Tzolk’in slowly built a name in the scene by composing relaxing and epic electronic songs. The elegance and perfectibility in manipulating electronics and playing on distortion effects should be remarked from the first track Tonatiuh (the sun god). The two artists excel in finding the most appropriate sound effect and rhythm in connection with the content of the track. I would imagine a severe and solemn image for Quetzacoatl, a sort of Mesoamerican messiah, an image that the epic electronics seemed to fail in representing. And so the skill of the composers is all the more significant as they are able to vivify through a couple of bass tones and superbly moving distortions the figure of the ‘feathered serpent’.
With the song dedicated to the god of Mictlan (Aztec underworld), the music is reminiscent of the two-record collaboration project, Camanecroszcope, even if here the melody is much brighter and organic. It precedes a depiction of Tezcatilpoca, on the same pattern of evanescent rhythmic electronics, nuanced by key effects and a male chorus.
Tlazolteotl evolves from a bizarre evocation to a tribal beat made from slow-dancing percussions. It easily evokes a lascivious aspect because of the body movement force of the music in connection to the character of this deity (goddess of sin and purification). Amongst the terrible gods, from a ceremonial aspect, Xipe Totec is being offered a composition very similar to tribal praise-dances. It seems that the musicians intended here to put into music the peaceful side of the Aztec deity (as god of agriculture), leaving perhaps the portraying of Xipe Totec as god of war to extreme metal bands.
The record ends with the figure of Nanahuatzin, which is verily a sublime legend in Aztec mythology. The god would sacrifice himself in fire in order to shine forever on the sky as the Sun. The music, in terms of progression, follows this moment of passing from self-sacrifice to golden resurrection, and you can hear from meditative ambient up to more and more rapidly paced trip-electronics, the whole ending in an aura of ethereal stillness.

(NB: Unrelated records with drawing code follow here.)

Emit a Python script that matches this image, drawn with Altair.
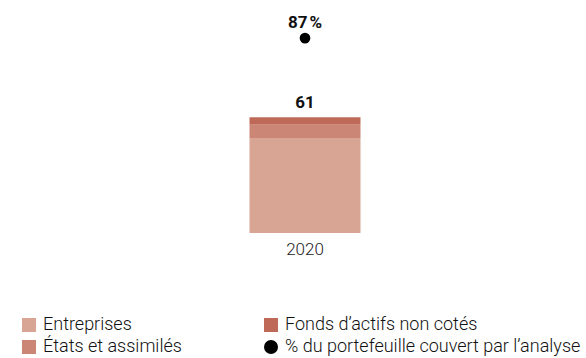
import altair as alt
import pandas as pd

years = ["2020"]
series = ["Entreprises", "Fonds d’actifs non cotés", "États et assimilés"]
values = [50, 4, 7]
stack_order = [0, 2, 1]
coverage_label = "% du portefeuille couvert par l’analyse"
coverage = [87]
colors = ["#D8A594", "#BF6A58", "#CB8675", "#000000"]

bars = pd.DataFrame({
    "year": years * len(series),
    "series": series,
    "value": values,
    "order": stack_order,
})
totals = bars.groupby("year", as_index=False)["value"].sum()
pts = pd.DataFrame({"year": years, "series": [coverage_label], "pct": coverage})
pts["label"] = pts["pct"].astype(int).astype(str) + "\u202f%"

legend_domain = ["Entreprises", "Fonds d’actifs non cotés", "États et assimilés", coverage_label]

x = alt.X("year:N", title=None, axis=alt.Axis(labelAngle=0, domain=False, ticks=False,
          labelFontSize=17, labelFont="Roboto", labelFontWeight=300, labelColor="#222222", labelPadding=8))

leg = alt.Legend(title=None, orient="none", legendX=-5, legendY=307, columns=2, direction="horizontal",
        columnPadding=80, rowPadding=4, labelFont="Roboto", labelFontSize=18, labelFontWeight=300,
        labelColor="#111111", symbolStrokeWidth=0, labelOffset=5, symbolOpacity=1, labelLimit=0)

color = alt.Color("series:N", scale=alt.Scale(domain=legend_domain, range=colors), legend=leg)
shape = alt.Shape("series:N", scale=alt.Scale(domain=legend_domain, range=["square", "square", "square", "circle"]), legend=leg)
size = alt.Size("series:N", scale=alt.Scale(domain=legend_domain, range=[196, 196, 196, 80]), legend=leg)

yb = alt.Scale(domain=[0, 118])
bar = alt.Chart(bars).mark_bar(size=111).encode(
    x=x,
    y=alt.Y("value:Q", stack="zero", scale=yb, axis=None),
    color=color,
    order=alt.Order("order:Q"),
)
tot = alt.Chart(totals).mark_text(font="Roboto", fontWeight="bold", fontSize=17, baseline="bottom", dy=-5, color="#111111").encode(
    x=x, y=alt.Y("value:Q", scale=yb, axis=None), text="value:Q")

yp = alt.Scale(domain=[0, 100])
# legend carrier (invisible) for shapes and sizes
pt_leg = alt.Chart(pts).mark_point(filled=True, opacity=0).encode(
    x=x, y=alt.Y("pct:Q", scale=yp, axis=None), color=color, shape=shape, size=size)
pt = alt.Chart(pts).mark_point(filled=True, opacity=1, size=115, shape="circle", color="#000000").encode(
    x=x, y=alt.Y("pct:Q", scale=yp, axis=None))
ptxt = alt.Chart(pts).mark_text(font="Roboto", fontWeight="bold", fontSize=17, baseline="bottom", dy=-6, color="#111111").encode(
    x=x, y=alt.Y("pct:Q", scale=yp, axis=None), text="label:N")

chart = alt.layer(alt.layer(bar, tot), alt.layer(pt_leg, pt, ptxt)).resolve_scale(y="independent").properties(
    width=560, height=224,
    padding={"left": 25, "top": 9, "right": 1, "bottom": 125},
    autosize=alt.AutoSizeParams(type="none"),
).configure_view(stroke=None).configure_axis(grid=False)

chart.save("out.html", embed_options={"renderer": "svg", "actions": False})
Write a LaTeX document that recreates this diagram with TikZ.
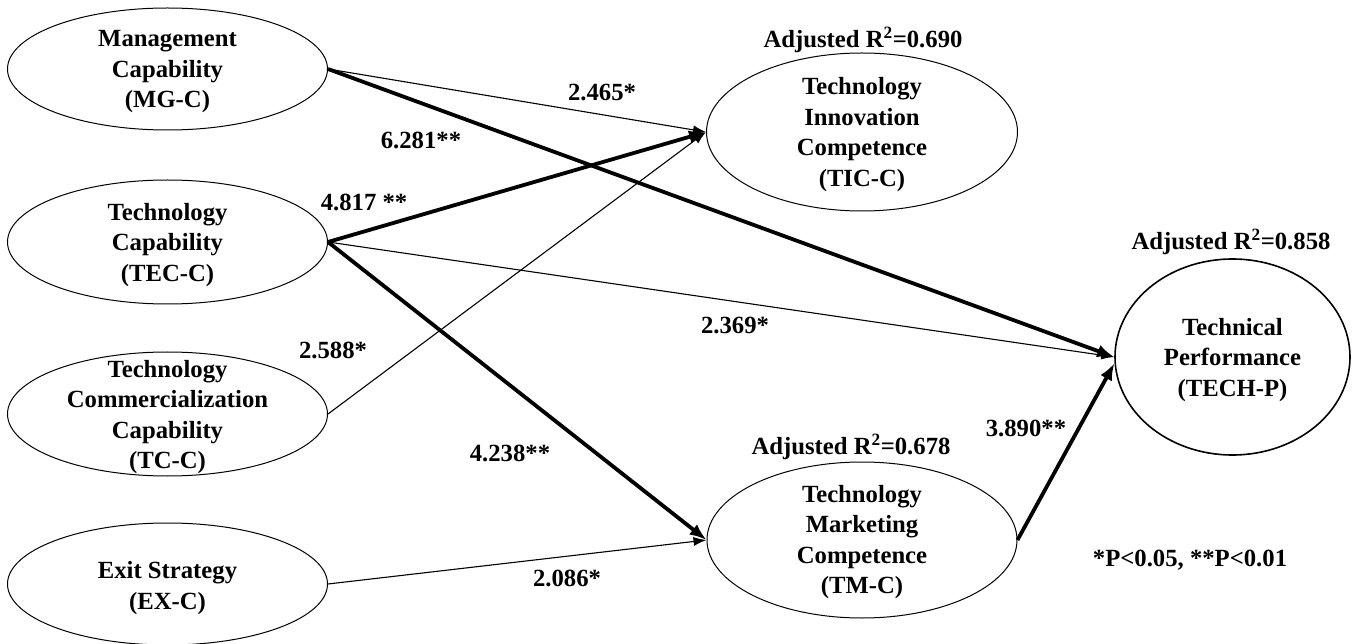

“Tonatiuh” proves to be an original illustration of the most important deities from the Aztec pantheon. Tzolk’in’s intention is not to offer some cheap and shallow meditative support, such as can be found in tourist souvenir music, nor to shock the audience by visualizing terrific aspects of this mythology, altered by old Christian misinformation. The music’s force of suggestion relies on an accurate and personal intuition combined with an exceptional mastery of melody.